The exams finally ended on Friday 25th May, and in the interim period between this and the start of my last year at school I finally managed plenty of birding. As a whole its been pretty quiet considering the amount of birding I’ve done, but has had some highlights. Read on to find out more…
26th May: This was my first full day’s birding in ages. I spent much of the day at Strathbeg, starting at the lagoon where the only highlight were two feeding Whimbrels, and on the mammalian front a Roe Deer which bounded across the sand and came to drink by the water’s edge; an evocative experience. The Plantation as expected held nothing so it was off to the Visitor Centre. We were greeted by two splendid Little Gulls on the nearest pools, including a stunning adult. Also on the closest pools were 2 Ruff (including a fab sumplum male) which were later joined by a smart Little Ringed Plover. On the further pools a female Osprey sat for ages, whilst a female Marsh Harrier occasionally quartered the reeds. Whilst having a practically resident feel to it at the time, the GREATER YELLOWLEGS was also around, doing its usual by feeding around the juncus on the edge of the pools. The next day would be the last time it was seen by the looks of it…

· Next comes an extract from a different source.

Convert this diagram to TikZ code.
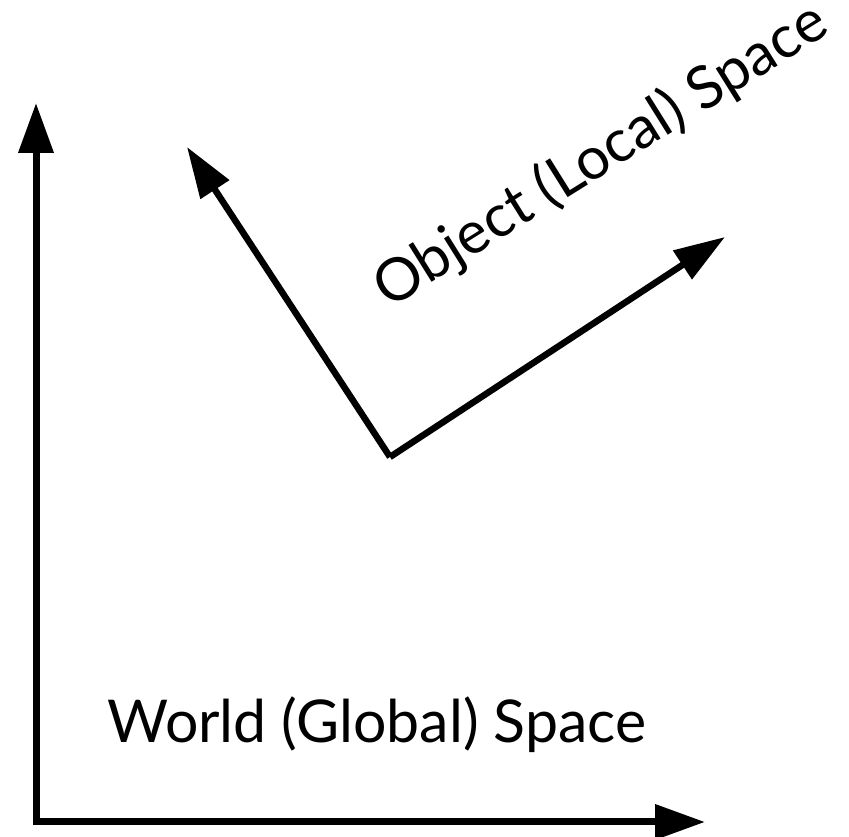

As a whole the reserve was pretty quiet, but the birds it did hold made it well worthwhile, especially with the presence of this ornate drake Red-crested Pochard, which showed well with Mallards by the boathouse at the south end of the loch. This was a welcome regional and Scottish lifer for me and was the significant highlight of the day. It was watched at close quarters for 10 minutes before it swam behind an area of reeds and did not reappear. It has since relocated to Forfar Loch in Angus.
We moved down to the Ythan area mid-afternoon, with Meikle Loch being quiet. Stopping off at the Snub car park revealed a very pleasant surprise in the form of 8 Little Gulls; 6 first summers, one near adult and a full adult, taking the Little Gull total for the day to 10. We indulged in these little gems for a while (with an Osprey fly-past providing more entertainment) before moving down to Blackdog. The conditions were idyllic for scoter watching as the sea was completely still, but there were barely any scoters to watch; just 50 Commons. 2 Great Skuas heading north were nice though and were new for the year. We headed home after a very enjoyable day’s birding, just the release I needed after exams.
28th May: Last Monday I took an early bus up to the Ythan for a day’s birding. I started at the mouth and progressed up to the Waterside Bridge. It’s fair to say that the estuary was very quiet. Wader numbers were at a minimum, with a reasonable amount of Curlew, 10 Ringed Plover and 6 Dunlin being it. Ducks were also very thinly represented, the best being 13 Common Scoters going north offshore. A meticulous look at the ternery was probably the most entertaining part of the check, with 20 Little Terns noted amongst the hundreds of other commoner tern species, all of which were sent into frenzy by a Peregrine at one point. The estuary by Waterside Bridge was also deadly quiet so with nothing else to do, I headed up on to the nearby Sands of Forvie NNR to see if any passerine migs were about.
I was finally rewarded when I came across this beauty singing from an area of bushes. This Cuckoo was the first I had seen on the coast for a very long time and showed fantastically down to about 35ft, probably the best and most prolonged views I’ve ever had of one. I took the following pics and video of this splendid bird, which I was first alerted to it as it flew past me whilst being mobbed by Mipits. There weren’t any other migs around, but a pair of Stonechats were lovely to see. This Cuckoo made an otherwise quiet day worth it, heading home mid afternoon.
1st-3rd June: I’ve managed a good deal of birding over the last few days but once again rewards have been sparse. 1st June saw me doing a round of The Ness, which was completed with uncomfortable rapidity. This was due to how quiet it was, with everywhere on the headland holding nothing save a few Ringed Plovers at Greyhope Bay. Offshore provided the most, with a Puffin heading north with a steady stream of auks being new for the year and the highlight of this unfrutiful check. Popping in to Rigifa Pool the next morning (2nd) provided 3 Dunlins; its always nice to see waders passing through there. Yesterday I did a long walk from Blackdog to Donmouth to grill the scoters and see if I could bump into the King Eider there. Unfortunately the latter was not to be despite proper ‘grilling’, with thousands of Eiders being present offshore, conditions being tricky and a good deal being too far out to work through properly. 500+ Common Scoters were also present but at much closer quarters, which were well checked. At least 15 Velvet Scoters were present amongst them (new for the year), and a dingy looking Long-tailed Duck, and 15+ Red-throated Divers were also on the sea. A bit of presumed passerine mig action was had at Murcar when a dune-side bush produced a Willow Warbler and at least 2 Goldcrests. It was unfortunately high tide at Donmouth so nothing was here. That was more or less that, but it had been an enjoyable walk nonetheless.